Australian politicians have also expressed their concern says Dr Sharples.

"Greens leader Bob Brown has described "years of inaction" as leading into "dangerous racial discrimination territory" while Federal Labour Member for Lingiari, Warren Snowden has concluded that in proposing to remove permits and take townships away from Aboriginal people, the policy is "undermining some of the central elements of the Land Rights Act" said Dr Sharples.

"The political criticism of Democrats Senator, Andrew Bartlett was particularly salient" said Dr Sharples. "He called the policy "an outrageous authoritarian crackdown" and criticized the lack of consultation with the Northern Territory's indigenous communities, "if they aren't developing the solutions, then the solutions aren't going to work".

"Our overwhelming interest has been in hearing the voices of Aboriginal peoples about the Howard response" said Dr Sharples.

"We have not heard any Aboriginal leaders supporting the decision to deploy police officers and military logistics officers as a way of reducing sexual abuse within communities".

"Not one of the 97 imminently sensible recommendations from the 'Little Children are Sacred' report identifies that military force is a way of progressing Aboriginal wellbeing".

"We have not heard any Aboriginal leaders believing that scrapping the permit system on Aboriginal lands or usurping property rights in taking control of townships through five year leases will protect Aboriginal children from sexual abuse".

"Indeed it seems no explanation has been given of the link between removing the permit system and addressing the sexual abuse of women and children".

"What we have heard is the views of a group of ninety indigenous and welfare groups suggesting the move to take control over Aboriginal communities is a "Trojan horse to take over Aboriginal lands".

"We have also heard that the seizure of Aboriginal Affairs in the Northern Territory will "demoralise" communities "who no longer understand pride and dignity because it was taken from them a long time ago".

"There have also been reports that the Government's response follows applications from mining companies for more exploration permits in the Northern Territory" said Dr Sharples. "Even more worrying are the reports suggesting that the Aboriginal lands of the Northern Territory are being considered for the dumping of nuclear waste".

"Indeed, the more one looks into this situation, the less it seems to be about community development and wellbeing, and the more it seems to be about extremely worrying political agendas" stated Dr Sharples.

"We are not afraid of controversy - we have spoken up before in our belief that "little children are sacred" - and the stand we made then was not universally popular either" said Dr Sharples.

"Our emphasis must always remain on the special need for the protection of children, alongside our belief that locally based action, local resourcing, local control, by the people for the people, is the most effective way of achieving long term change".

"We also believe that the Aboriginal people of Australia, the 'Stolen Generations', are entitled to an apology for the decades of oppression, something the Howard Government steadfastly refuses to do, despite widespread support for such an apology throughout Australia" ended Dr Sharples.

Background

* The Ministerial Advisory Committee on a Maori Perspective for the Department of Social Welfare has defined racism as being grouped into three main forms - personal racism, cultural racism and institutional racism.

* "Whilst personal and cultural racism may be described in their own right, institutional racism is observed from its effects.
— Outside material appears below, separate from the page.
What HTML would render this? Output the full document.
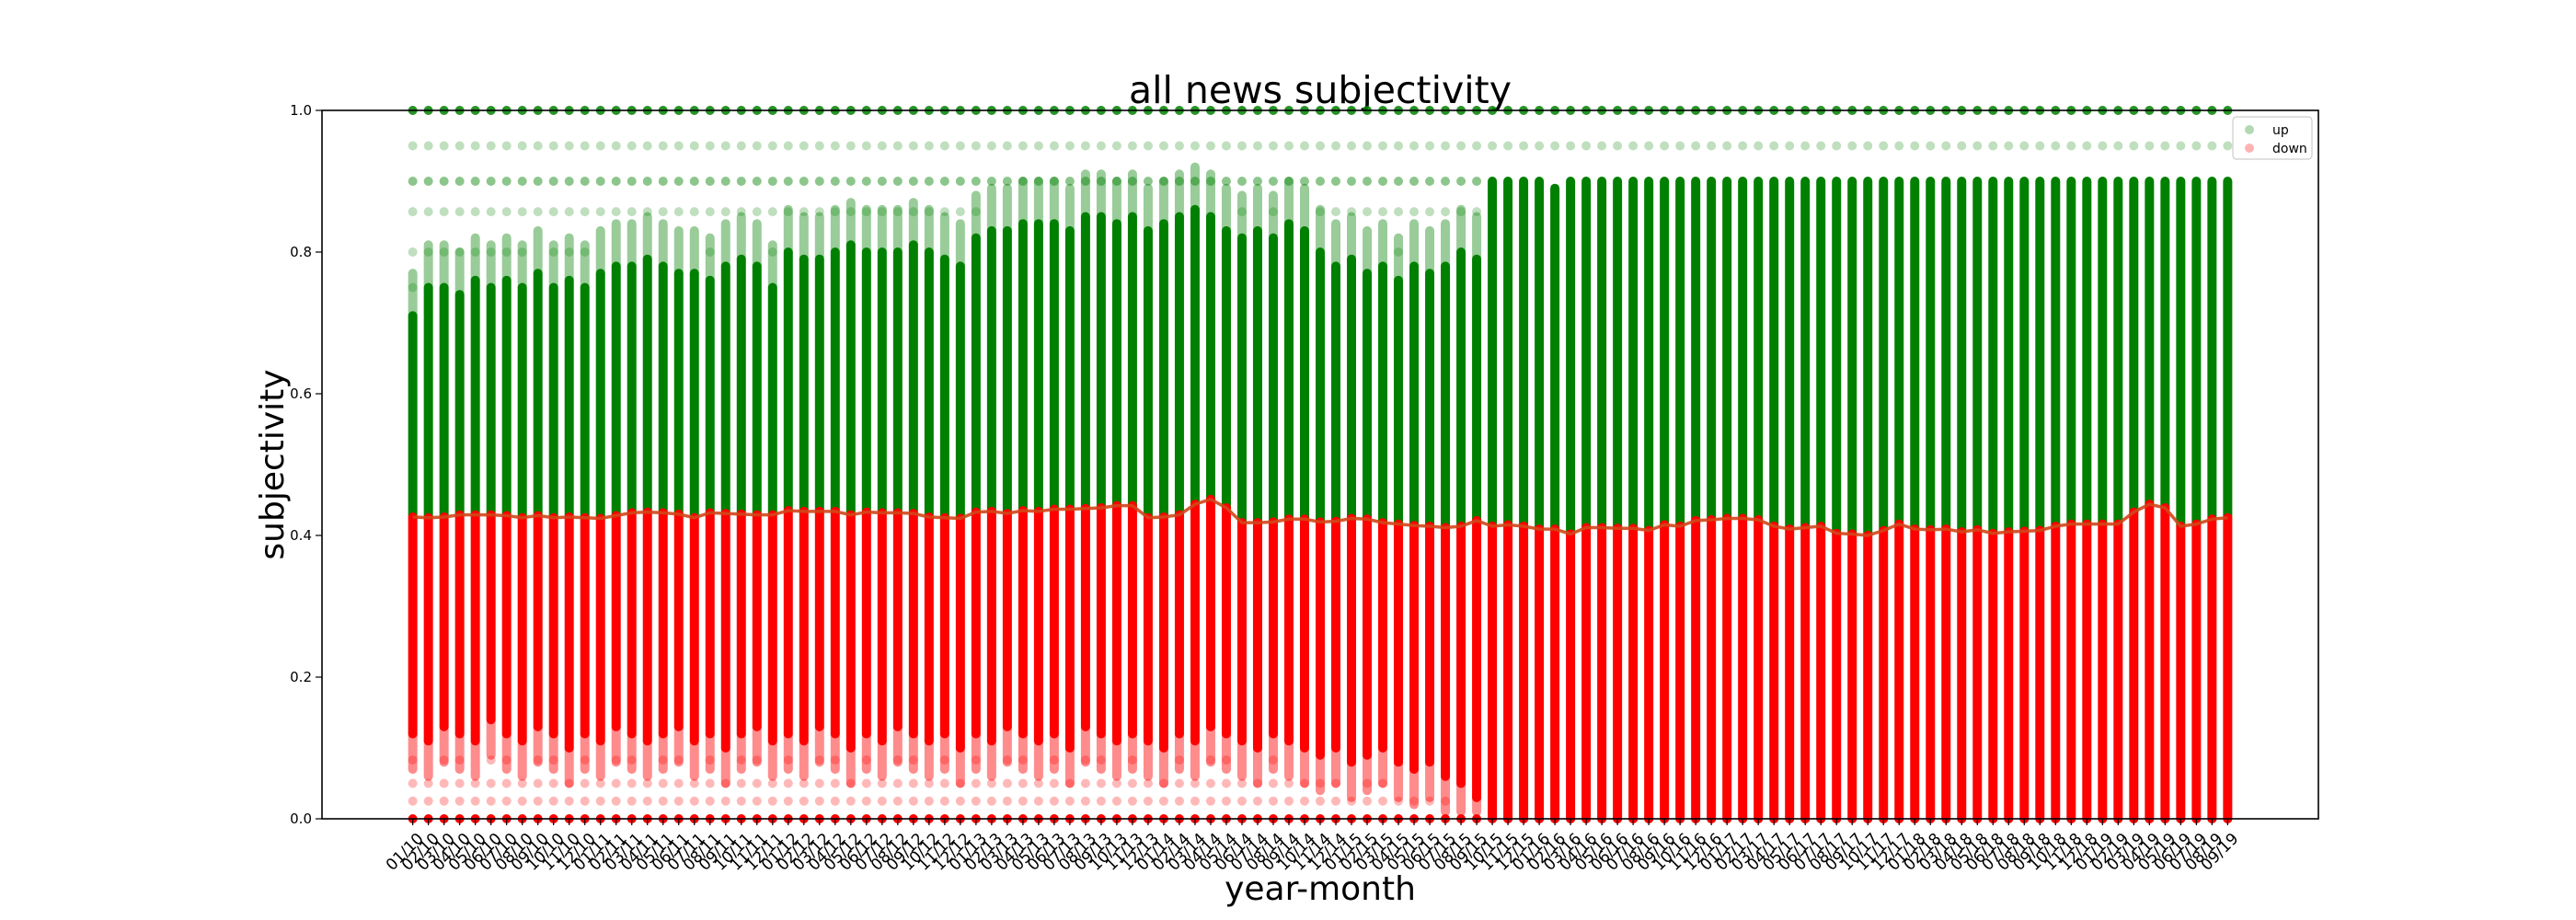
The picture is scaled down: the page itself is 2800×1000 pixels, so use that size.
<!DOCTYPE html>
<html><head><meta charset="utf-8"><style>
html,body{margin:0;padding:0;background:#fff;}
svg{display:block;font-family:"DejaVu Sans","Liberation Sans",sans-serif;}
</style></head><body>
<svg id="chart" width="2800" height="1000" viewBox="0 0 2800 1000">
<text x="1435" y="112" font-size="41" text-anchor="middle">all news subjectivity</text>
<text x="1435" y="978" font-size="36" text-anchor="middle">year-month</text>
<text transform="translate(308,505) rotate(-90)" font-size="36" text-anchor="middle">subjectivity</text>
<g id="plot"></g>
<rect x="350" y="120" width="2170" height="770" fill="none" stroke="#000" stroke-width="1.6"/>
<g id="axes"></g>
<g>
<rect x="2427" y="127" width="86" height="46" rx="4" fill="#fff" fill-opacity="0.85" stroke="#ccc" stroke-width="1.2"/>
<circle cx="2445" cy="141" r="5" fill="#008000" fill-opacity="0.3"/>
<text x="2470" y="146" font-size="14">up</text>
<circle cx="2445" cy="161" r="5" fill="#ff0000" fill-opacity="0.3"/>
<text x="2470" y="166" font-size="14">down</text>
</g>
</svg>
<script>
const years = ["10","11","12","13","14","15","16","17","18","19"];
const boundary = [.426,.425,.426,.429,.429,.429,.428,.425,.428,.425,
.426,.425,.424,.428,.432,.433,.432,.430,.425,.432,
.431,.430,.429,.429,.435,.434,.434,.434,.429,.433,
.432,.432,.431,.426,.425,.424,.433,.434,.431,.435,
.434,.437,.437,.438,.439,.442,.442,.425,.426,.429,
.444,.451,.439,.418,.418,.419,.423,.423,.419,.420,
.424,.423,.418,.416,.414,.413,.411,.413,.421,.413,
.415,.413,.409,.409,.402,.411,.411,.410,.410,.407,
.415,.413,.421,.422,.424,.424,.422,.413,.409,.411,
.413,.403,.402,.400,.407,.416,.409,.408,.409,.405,
.408,.403,.405,.406,.407,.413,.416,.416,.416,.416,
.433,.444,.439,.413,.416,.423,.425];
const greenTop = [.71,.75,.75,.74,.76,.75,.76,.75,.77,.75,.76,.75,
.77,.78,.78,.79,.78,.77,.77,.76,.78,.79,.78,.75,
.80,.79,.79,.80,.81,.80,.80,.80,.81,.80,.79,.78,
.82,.83,.83,.84,.84,.84,.83,.85,.85,.84,.85,.83,
.84,.85,.86,.85,.83,.82,.83,.82,.84,.83,
.80,.78,.79,.77,.78,.76,.78,.77,.78,.80,.79,.90,
.90,.90,.90,.89,.90,.90,.90,.90,.90,.90,.90,.90,.90,.90,.90,.90,.90,.90,.90,.90,
.90,.90,.90,.90,.90,.90,.90,.90,.90,.90,.90,.90,.90,.90,.90,.90,.90,.90,.90,.90,
.90,.90,.90,.90,.90,.90,.90];
const redLow = [.12,.11,.13,.12,.11,.14,.12,.11,.13,.12,.10,.12,
.11,.13,.12,.11,.12,.13,.11,.12,.10,.12,.13,.11,
.12,.11,.13,.12,.10,.12,.11,.13,.12,.11,.12,.10,
.12,.11,.13,.12,.11,.12,.10,.13,.12,.11,.12,.11,
.10,.12,.11,.13,.12,.11,.10,.12,.11,.10,
.09,.10,.08,.09,.10,.08,.07,.08,.06,.05,.03,.0,
0,0,0,0,0,0,0,0,0,0,0,0,0,0,0,0,0,0,0,0,0,0,0,0,0,0,0,0,0,0,0,0,0,0,0,0,0,0,0,0,0,0,0,0,0,0,0];
const upLevels = [1.0,0.95,0.9,0.857,0.8,0.75];
const downLevels = [0.083,0.05,0.025];
const yTicks = [0,0.2,0.4,0.6,0.8,1.0];

const months = [];
for (const y of years) for (let m=1;m<=12;m++){ if(months.length<117) months.push(String(m).padStart(2,'0')+'/'+y); }
const NS="http://www.w3.org/2000/svg";
const L=350,R=2520,T=120,B=890;
const xmin=-0.05*(months.length-1), xmax=(months.length-1)*1.05;
const X=i=>L+(i-xmin)/(xmax-xmin)*(R-L);
const Y=v=>B-v*(B-T);
function mk(tag,attrs,parent){const e=document.createElementNS(NS,tag);for(const k in attrs)e.setAttribute(k,attrs[k]);parent.appendChild(e);return e;}
const plot=document.getElementById('plot'), axes=document.getElementById('axes');

months.forEach((lab,i)=>{
  const x=X(i);
  const g=mk('g',{},plot);
  
  
  upLevels.forEach(v=>{ if(v>greenTop[i]+0.03){
    const c=mk('circle',{cx:x,cy:Y(v),r:5,fill:'#008000','fill-opacity':v===1.0?0.85:(v===0.9?0.45:0.25)},g);
    
    
  }});
  if (greenTop[i] < 0.89) {
    const f=mk('line',{x1:x,x2:x,y1:Y(greenTop[i]),y2:Y(Math.min(greenTop[i]+0.06,0.99)),stroke:'#008000','stroke-width':10,'stroke-linecap':'round','stroke-opacity':0.4},g);
    
    
  }
  const gl=mk('line',{x1:x,x2:x,y1:Y(boundary[i]),y2:Y(greenTop[i]),stroke:'#008000','stroke-width':10,'stroke-linecap':'round'},g);
  
  
  downLevels.forEach(v=>{ if(v<redLow[i]-0.03){
    const c=mk('circle',{cx:x,cy:Y(v),r:5,fill:'#ff0000','fill-opacity':0.28},g);
    
    
  }});
  if (redLow[i] > 0.01) {
    const f=mk('line',{x1:x,x2:x,y1:Y(Math.max(redLow[i]-0.05,0.01)),y2:Y(redLow[i]),stroke:'#ff0000','stroke-width':10,'stroke-linecap':'round','stroke-opacity':0.45},g);
    
    
  }
  const rl=mk('line',{x1:x,x2:x,y1:Y(redLow[i]),y2:Y(boundary[i]),stroke:'#ff0000','stroke-width':10,'stroke-linecap':'round'},g);
  
  
  const zc=mk('circle',{cx:x,cy:Y(0),r:5,fill:'#ff0000'},g);
  
  
  const t=mk('line',{x1:x,x2:x,y1:B,y2:B+7,stroke:'#000','stroke-width':1.2},axes);
  
  
  const tx=mk('text',{transform:`translate(${x+4},${B+14}) rotate(-45)`,'font-size':17,'text-anchor':'end','dominant-baseline':'hanging'},axes);
  tx.textContent=lab;
  
  
});
const pts=boundary.map((v,i)=>X(i)+','+Y(v)).join(' ');
const pl=mk('polyline',{points:pts,fill:'none',stroke:'#d2461a','stroke-width':3.5,'stroke-opacity':0.9},plot);


yTicks.forEach(v=>{
  const t=mk('line',{x1:L-7,x2:L,y1:Y(v),y2:Y(v),stroke:'#000','stroke-width':1.2},axes);
  
  
  const tx=mk('text',{x:L-11,y:Y(v)+5,'font-size':15,'text-anchor':'end'},axes);
  tx.textContent=v.toFixed(1);
  
  
});
</script>
</body></html>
It is a bias in our social and administrative institutions that automatically benefits the dominant race or culture, while penalising minority and subordinate groups".
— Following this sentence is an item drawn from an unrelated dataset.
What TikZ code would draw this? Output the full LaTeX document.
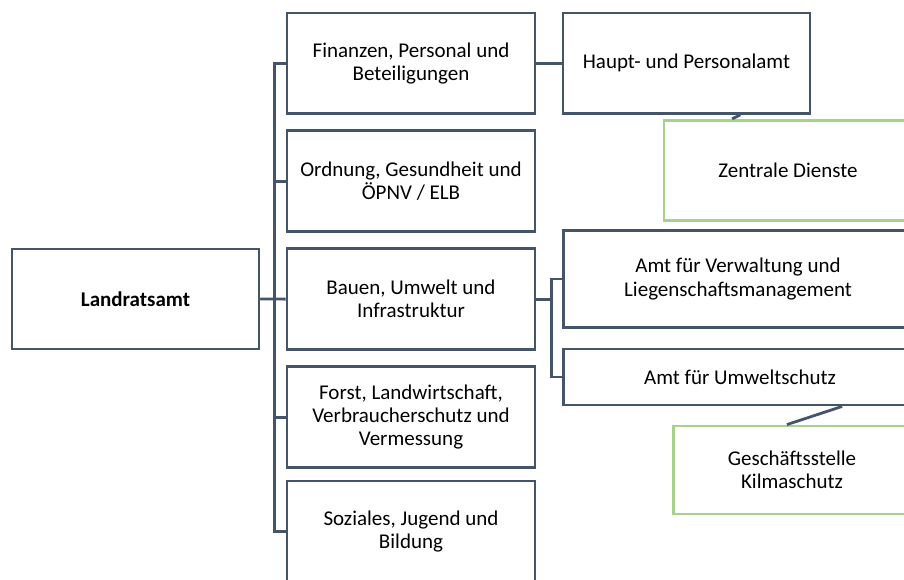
\documentclass[tikz,border=0pt]{standalone}
\usepackage{fontspec}
\setmainfont{Carlito}
\usetikzlibrary{calc}
\definecolor{slate}{HTML}{44546A}
\definecolor{leaf}{HTML}{A9D18E}
\tikzset{
  box/.style={draw=slate, line width=2.8pt, fill=white, rectangle, align=center,
    inner sep=0pt, font=\fontsize{21}{23.3}\selectfont, text=black},
  greenbox/.style={box, draw=leaf},
  link/.style={draw=slate, line width=2.8pt, line join=miter}
}
\begin{document}
\begin{tikzpicture}[x=1pt,y=-1pt]
\useasboundingbox (0,0) rectangle (904,579);
\clip (0,0) rectangle (904,579);
% nodes
\node[box, minimum width=247pt, minimum height=100pt, font=\fontsize{21}{23.3}\selectfont\bfseries] (lra) at (135.5,299) {Landratsamt};
\node[box, minimum width=248pt, minimum height=100.5pt] (fin) at (411,63.2) {Finanzen, Personal und\\Beteiligungen};
\node[box, minimum width=248pt, minimum height=100.5pt] (ord) at (411,181.1) {Ordnung, Gesundheit und\\ÖPNV / ELB};
\node[box, minimum width=248pt, minimum height=100.5pt] (bau) at (411,299.1) {Bauen, Umwelt und\\Infrastruktur};
\node[box, minimum width=248pt, minimum height=100.5pt] (frs) at (411,417.1) {Forst, Landwirtschaft,\\Verbraucherschutz und\\Vermessung};
\node[box, minimum width=248pt, minimum height=100.5pt] (soz) at (411,531.3) {Soziales, Jugend und\\Bildung};
\node[box, minimum width=247pt, minimum height=100.5pt] (hpa) at (686.5,63.2) {Haupt- und Personalamt};
\node[greenbox, minimum width=248pt, minimum height=100.5pt] (zen) at (788,170.5) {Zentrale Dienste};
\node[box, minimum width=349pt, minimum height=97.5pt] (avl) at (738,279) {Amt für Verwaltung und\\Liegenschaftsmanagement};
\node[box, minimum width=353pt, minimum height=56pt] (aus) at (740,377) {Amt für Umweltschutz};
\node[greenbox, minimum width=237.4pt, minimum height=88pt] (ges) at (792,470) {Geschäftsstelle\\Kilmaschutz};
% connectors
\path[link] (lra.east) -- ++(14,0) |- (fin.west);
\path[link] (lra.east) -- ++(14,0) |- (ord.west);
\path[link] (lra.east) -- (bau.west);
\path[link] (lra.east) -- ++(14,0) |- (frs.west);
\path[link] (lra.east) -- ++(14,0) |- (soz.west);
\path[link] (fin.east) -- (hpa.west);
\path[link] (bau.east) -- ++(15,0) |- (avl.west);
\path[link] (bau.east) -- ++(15,0) |- (aus.west);
\path[link] ($(hpa.south west)+(178.7,0)$) -- ($(zen.north west)+(69.5,0)$);
\path[link] ($(aus.south west)+(280,0)$) -- ($(ges.north west)+(115,0)$);
\end{tikzpicture}
\end{document}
Puao-te-ata-tu (1988) report to Labour Government

* Numerous solidarity rallies are planned throughout Aotearoa and Australia for the end of this week, including Saturday July 14th, rally and march from Midland Park to Te Aro Park in Wellington.

* Media reports suggest that the Northern Territory Government is seeking advice about whether legal action is necessary to challenge the compulsory acquisition of townships from traditional land owners and native title holders.